Where Do Media Reputations Come From?

Earlier this month, NBC and its affiliates marked the one-year anniversary of the untimely death of their former colleague Tim Russert, the long-time host of "Meet the Press." It seemed a bit odd even to mention such an anniversary, but I suppose that one of the perks of being in the media is that you can celebrate your friends whenever you like. When Keith Olbermann devoted an entire segment of his show to another round of over-the-top eulogies for Russert, however, this was too much. It reminded me of an extremely harsh -- but completely accurate -- take-down of Russert by Lewis Lapham in Harper's (available here) that was mostly devoted to describing the almost comic public displays of grief over Russert's passing last summer by the national media and political establishments.

The problem is not in grieving the death of a fellow human being, of course, but in the completely baseless claims made by Russert's eulogists that he was a steely media conscience who forced the powerful to admit their wrongs and who called them on their many lies. This was nonsense. Russert's show was fluff dressed up as serious discussion, and no one ever feared Russert's ability to get them to break down and confess, since he possessed no such ability (or, if he did, he refused to take it out for a walk). As one of Russert's eulogists actually admitted (as if this were a good thing),
politicians thought of "Meet the Press" as "a place to be loved." Another excellent, honest review of Russert's work (also in Harper's) is available here. Al Franken's The Truth, With Jokes also exposed Russert's uselessness as an interviewer.

The complete disconnect between Russert's performance on his show and his reputation as Edward R. Murrow reincarnate might have been exacerbated by reactions to his death and the natural tendency to speak well of the dead, but his reputation in life was similarly, oddly wrong. It was simply one of those things that people would repeat as a known truth. Galbraith's conventional wisdom was never more conventional.

A current example of this phenomenon is the frequently repeated claim that Newt Gingrich is a font of ideas. Even supposed liberals will say that, love him or hate him, one must admit that Gingrich is an idea man. Recently, for example, the Times's Gail Collins wrote: "
The two biggest names [currently being mentioned as possible Republican presidential candidates] are Newt Gingrich and Sarah Palin, one of whom has too many ideas while the other has no ideas whatsoever." Again, where did this bit of conventional wisdom come from?

When it comes to "ideas," of course, one must be especially careful (and not just in light of Gary Hart's empty "new ideas" campaign in '84), because even people with genuinely innovative ideas will admit that there are no new ideas under the sun and that their own ideas are simply built on those of others. For Gingrich, though, it is not a matter of new versus old ideas. What exactly are the ideas that he is so widely credited with holding? The Contract on America was a hash of standard Republican talking points that every politician already knew by heart. Even if we give Gingrich credit for having the idea of putting those old ideas together into a Contract that the party could sell in an election, however, what has he done since 1994 that makes him anything but a one-hit wonder?

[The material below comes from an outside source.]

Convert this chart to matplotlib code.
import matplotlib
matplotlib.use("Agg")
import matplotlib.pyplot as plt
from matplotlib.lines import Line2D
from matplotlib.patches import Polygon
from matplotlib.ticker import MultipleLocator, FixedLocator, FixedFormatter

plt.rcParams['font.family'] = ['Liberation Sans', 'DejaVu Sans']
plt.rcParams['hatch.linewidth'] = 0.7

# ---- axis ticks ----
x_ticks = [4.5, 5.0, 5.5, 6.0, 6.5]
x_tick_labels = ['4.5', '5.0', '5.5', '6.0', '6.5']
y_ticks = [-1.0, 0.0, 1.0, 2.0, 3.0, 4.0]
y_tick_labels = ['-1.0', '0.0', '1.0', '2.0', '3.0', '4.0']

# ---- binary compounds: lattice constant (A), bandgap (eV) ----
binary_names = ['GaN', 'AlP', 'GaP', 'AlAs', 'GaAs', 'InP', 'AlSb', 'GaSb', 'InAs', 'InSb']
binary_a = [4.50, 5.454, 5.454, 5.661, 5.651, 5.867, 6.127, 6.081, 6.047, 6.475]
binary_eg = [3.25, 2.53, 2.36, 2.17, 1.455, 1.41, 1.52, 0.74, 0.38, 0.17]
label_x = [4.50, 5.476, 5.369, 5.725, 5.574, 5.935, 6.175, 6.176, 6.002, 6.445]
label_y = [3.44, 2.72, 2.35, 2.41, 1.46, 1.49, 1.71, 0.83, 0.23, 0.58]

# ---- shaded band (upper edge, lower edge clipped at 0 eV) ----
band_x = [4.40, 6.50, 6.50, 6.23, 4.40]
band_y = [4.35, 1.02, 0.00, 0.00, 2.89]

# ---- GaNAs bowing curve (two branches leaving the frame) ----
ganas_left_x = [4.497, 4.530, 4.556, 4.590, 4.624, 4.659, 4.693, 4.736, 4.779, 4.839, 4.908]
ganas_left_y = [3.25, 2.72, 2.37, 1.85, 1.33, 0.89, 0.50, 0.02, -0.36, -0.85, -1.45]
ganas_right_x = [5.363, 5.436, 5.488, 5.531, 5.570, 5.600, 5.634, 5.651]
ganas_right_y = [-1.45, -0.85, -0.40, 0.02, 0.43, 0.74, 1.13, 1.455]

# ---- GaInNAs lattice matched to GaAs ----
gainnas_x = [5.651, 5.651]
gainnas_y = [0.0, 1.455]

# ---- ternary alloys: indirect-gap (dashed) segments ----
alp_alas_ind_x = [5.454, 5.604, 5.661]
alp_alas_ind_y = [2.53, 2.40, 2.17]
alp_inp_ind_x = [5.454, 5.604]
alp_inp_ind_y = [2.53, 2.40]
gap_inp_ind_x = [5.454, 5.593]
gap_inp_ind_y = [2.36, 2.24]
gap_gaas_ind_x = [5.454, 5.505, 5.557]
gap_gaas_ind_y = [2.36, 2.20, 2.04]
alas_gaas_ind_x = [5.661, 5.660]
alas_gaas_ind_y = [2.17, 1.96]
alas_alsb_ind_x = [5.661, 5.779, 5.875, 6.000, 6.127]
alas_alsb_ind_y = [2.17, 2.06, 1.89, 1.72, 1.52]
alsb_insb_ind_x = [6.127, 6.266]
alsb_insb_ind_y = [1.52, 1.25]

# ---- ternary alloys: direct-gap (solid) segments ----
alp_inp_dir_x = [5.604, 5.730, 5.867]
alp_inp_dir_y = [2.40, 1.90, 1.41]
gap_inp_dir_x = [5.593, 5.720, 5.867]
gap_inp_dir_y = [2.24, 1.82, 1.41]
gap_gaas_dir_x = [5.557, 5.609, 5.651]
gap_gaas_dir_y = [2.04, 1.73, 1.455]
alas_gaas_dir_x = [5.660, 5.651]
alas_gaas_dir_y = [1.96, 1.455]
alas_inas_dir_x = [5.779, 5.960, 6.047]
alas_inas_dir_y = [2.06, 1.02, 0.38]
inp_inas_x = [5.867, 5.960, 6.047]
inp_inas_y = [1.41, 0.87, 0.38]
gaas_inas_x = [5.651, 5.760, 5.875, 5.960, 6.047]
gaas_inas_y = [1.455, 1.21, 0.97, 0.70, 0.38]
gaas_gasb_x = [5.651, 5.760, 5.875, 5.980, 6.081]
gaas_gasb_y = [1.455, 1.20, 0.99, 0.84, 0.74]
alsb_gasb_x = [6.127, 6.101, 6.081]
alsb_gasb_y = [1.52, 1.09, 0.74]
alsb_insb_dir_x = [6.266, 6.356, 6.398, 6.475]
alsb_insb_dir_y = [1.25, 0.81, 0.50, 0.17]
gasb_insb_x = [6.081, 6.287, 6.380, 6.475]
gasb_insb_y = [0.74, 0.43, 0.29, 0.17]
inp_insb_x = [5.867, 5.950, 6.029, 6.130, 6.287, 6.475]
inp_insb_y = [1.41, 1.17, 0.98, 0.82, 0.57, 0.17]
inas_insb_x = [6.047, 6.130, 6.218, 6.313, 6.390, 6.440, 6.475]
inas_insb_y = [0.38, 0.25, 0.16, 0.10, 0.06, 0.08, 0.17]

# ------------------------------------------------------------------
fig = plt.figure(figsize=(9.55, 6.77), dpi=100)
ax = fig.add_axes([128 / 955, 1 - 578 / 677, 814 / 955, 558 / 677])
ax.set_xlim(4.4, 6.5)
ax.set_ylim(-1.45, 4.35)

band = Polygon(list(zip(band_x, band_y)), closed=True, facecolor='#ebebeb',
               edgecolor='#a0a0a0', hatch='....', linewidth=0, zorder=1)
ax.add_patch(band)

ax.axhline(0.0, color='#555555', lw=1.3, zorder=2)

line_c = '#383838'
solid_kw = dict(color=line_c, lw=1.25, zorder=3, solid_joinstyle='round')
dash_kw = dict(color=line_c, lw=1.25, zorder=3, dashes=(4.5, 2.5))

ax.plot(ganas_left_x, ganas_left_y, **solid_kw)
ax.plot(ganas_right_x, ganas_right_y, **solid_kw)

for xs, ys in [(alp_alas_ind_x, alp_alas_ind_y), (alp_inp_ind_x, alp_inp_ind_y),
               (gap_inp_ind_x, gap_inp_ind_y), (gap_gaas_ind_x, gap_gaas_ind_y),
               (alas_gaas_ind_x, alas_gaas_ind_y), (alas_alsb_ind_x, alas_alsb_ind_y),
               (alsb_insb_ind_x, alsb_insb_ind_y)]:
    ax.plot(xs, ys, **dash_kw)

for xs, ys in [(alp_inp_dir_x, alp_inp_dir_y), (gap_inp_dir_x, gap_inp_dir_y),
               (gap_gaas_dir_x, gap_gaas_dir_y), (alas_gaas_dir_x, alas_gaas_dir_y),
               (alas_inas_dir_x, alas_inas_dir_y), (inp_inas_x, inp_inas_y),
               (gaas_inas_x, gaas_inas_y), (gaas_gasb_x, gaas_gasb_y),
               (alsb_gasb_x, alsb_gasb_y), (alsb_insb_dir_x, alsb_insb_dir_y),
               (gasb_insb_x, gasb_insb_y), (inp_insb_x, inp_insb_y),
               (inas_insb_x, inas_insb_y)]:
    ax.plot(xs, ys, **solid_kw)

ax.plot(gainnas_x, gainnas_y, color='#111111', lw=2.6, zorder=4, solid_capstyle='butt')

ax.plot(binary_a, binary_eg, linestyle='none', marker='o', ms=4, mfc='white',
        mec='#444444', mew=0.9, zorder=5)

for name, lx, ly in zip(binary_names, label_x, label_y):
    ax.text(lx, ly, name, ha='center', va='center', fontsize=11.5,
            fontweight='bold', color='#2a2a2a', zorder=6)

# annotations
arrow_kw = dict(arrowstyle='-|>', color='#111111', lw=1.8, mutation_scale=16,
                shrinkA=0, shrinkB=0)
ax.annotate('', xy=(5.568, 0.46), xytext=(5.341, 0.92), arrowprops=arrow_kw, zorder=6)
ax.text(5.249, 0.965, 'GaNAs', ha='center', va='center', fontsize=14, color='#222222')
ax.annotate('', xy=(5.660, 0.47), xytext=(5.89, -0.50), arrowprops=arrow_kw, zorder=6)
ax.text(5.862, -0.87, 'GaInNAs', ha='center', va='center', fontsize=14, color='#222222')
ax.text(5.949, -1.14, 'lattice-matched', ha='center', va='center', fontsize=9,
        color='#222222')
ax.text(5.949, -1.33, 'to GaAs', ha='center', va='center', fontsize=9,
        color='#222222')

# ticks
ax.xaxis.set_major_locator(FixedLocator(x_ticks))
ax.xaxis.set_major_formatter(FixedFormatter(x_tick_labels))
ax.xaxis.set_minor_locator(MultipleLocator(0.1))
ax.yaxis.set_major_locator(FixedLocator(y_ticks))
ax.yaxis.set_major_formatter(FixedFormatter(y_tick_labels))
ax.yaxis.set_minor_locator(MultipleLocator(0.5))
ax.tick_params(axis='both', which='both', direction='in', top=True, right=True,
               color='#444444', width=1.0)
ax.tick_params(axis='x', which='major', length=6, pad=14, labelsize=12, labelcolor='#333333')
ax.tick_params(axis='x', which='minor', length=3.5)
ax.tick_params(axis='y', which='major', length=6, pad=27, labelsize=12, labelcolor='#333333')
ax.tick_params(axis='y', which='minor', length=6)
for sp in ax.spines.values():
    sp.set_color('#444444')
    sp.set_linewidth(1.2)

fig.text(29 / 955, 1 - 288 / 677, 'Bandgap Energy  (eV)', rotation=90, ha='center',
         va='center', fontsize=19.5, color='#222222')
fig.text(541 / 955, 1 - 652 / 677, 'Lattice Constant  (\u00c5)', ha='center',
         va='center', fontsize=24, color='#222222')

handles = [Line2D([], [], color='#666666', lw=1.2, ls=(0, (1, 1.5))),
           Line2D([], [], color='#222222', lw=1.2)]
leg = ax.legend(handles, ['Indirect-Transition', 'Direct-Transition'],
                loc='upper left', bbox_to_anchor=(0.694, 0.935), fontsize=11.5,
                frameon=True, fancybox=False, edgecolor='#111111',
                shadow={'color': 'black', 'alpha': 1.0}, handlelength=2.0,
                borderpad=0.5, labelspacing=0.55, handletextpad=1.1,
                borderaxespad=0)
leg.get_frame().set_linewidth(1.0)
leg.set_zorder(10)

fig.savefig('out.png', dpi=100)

As one commentator put it, Gingrich's current persona is based on what we might call "partisan Tourette's," causing him to say anything that comes to his mind to criticize Democrats (even when Democrats are saying things that Ronald Reagan once said -- or for that matter, things that Gingrich himself has said at other times). That is an attack dog, not an idea man. Is Gingrich's reputation based on his holding a Ph.D. in history? Surely not. Plenty of people in Congress have had advanced degrees in areas other than law, but only Gingrich is said to be this great idea machine.

Some narratives do make sense, of course. It is easy to see why Joe Biden has a reputation for shooting off his mouth, such that everything he says (even the wholly unexceptional) is now run through the "There goes Joe again!" story line. Back in the 70's, Gerald Ford's reputation as a clumsy oaf was completely inaccurate, but a couple of incidents (tripping on some stairs, hitting a few errant golf shots) at least were the traceable basis of a conventional wisdom that Chevy Chase rode to fame.

The Russert and Gingrich situations are different, howver, because there does not seem to be any basis for their reputations. Even outside politics, such story lines often take hold. Despite a regular supply of behavior that proves the contrary, for example, one can hear any sports reporter on any day talk about what a great "team player" LeBron James is. His press agent definitely deserves a performance bonus.

My complaint is not that I find Russert, Gingrich, and James less pleasing than others do. Differences of opinion are inevitable. It is when we are told that "one must admit that ..." something is true -- that Russert was a tough interviewer, Gingrich is an idea volcano, and James cares only about winning -- when it is either clearly not true, or at least highly contestable, that I protest.